Step 2. Add guardrails: track signup growth and leading experience metrics (activation rate, first-week success), so “growth” can’t silently become T⁻.

Result: the objective is held in a healthier frame—grow and protect what makes the product worth adopting.

When Objectives Collide

Now let’s raise the complexity. Consider combining three objectives at once:

T1 = Expand user base
T2 = Improve quality of service
T3 = Speed up development

A single wheel shows where these can help—or harm—each other. For each T it suggests its antithesis (“blind spot” opposite to the original T) and arranges all components in causal order (clockwise).

Here are the six key transitions Eye Opener proposes to convert risk into momentum:

Step 1. Segment users and prioritize features for the highest-value segments. Focused demand ≠ scattered effort; development speeds up on proven use cases.
When: Right after collecting substantial user feedback, before the next cycle locks.

Step 2. Automated tests + explicit acceptance criteria. Keep velocity, kill rework; add quality gates at milestones without creating bottlenecks.
When: Immediately after sprint retros, while pain points are vivid.

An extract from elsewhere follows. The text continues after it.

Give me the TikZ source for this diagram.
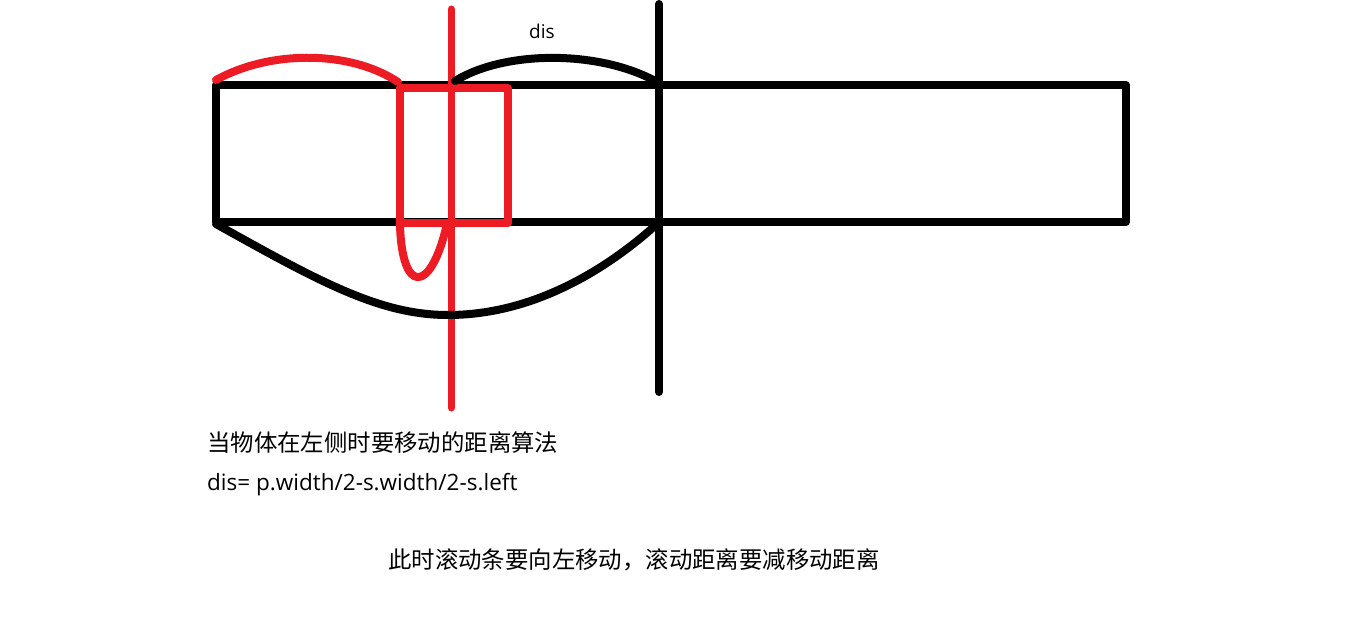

Step 3. Run “UX Deep Dives” with cross-functional teams and core users. Catalog where corners were cut; fund fixes that eliminate the biggest pains and create advocacy.
When: After sprint reviews, with fresh feedback on quality trade-offs.

Step 4. Launch a Quality Ambassadors program: power users in early previews and targeted feedback. Align sprint planning to what they surface.
When: During stabilization phases, when refinement is the priority.

Step 5. MVP + staged release plan. Ship core value fast to capture the opportunity, then iterate quality guided by early adopters.
When: At project inception or right after a competitive threat emerges.

Step 6. A quality-investment framework that scores initiatives on two axes: current user satisfaction and new-user pull. Fund the work that moves both.
When: Quarterly planning—redirect perfectionism into growth-driving quality.

Feasibility and “decision digging”

Each transition comes with a feasibility score. Low scores (e.g., < 0.4) flag hotspots. Eye Opener lets you spawn a new wheel for those transitions—zooming in until you find a high-feasibility route. The output is a compact action map: the fewest steps that safely connect your OKRs.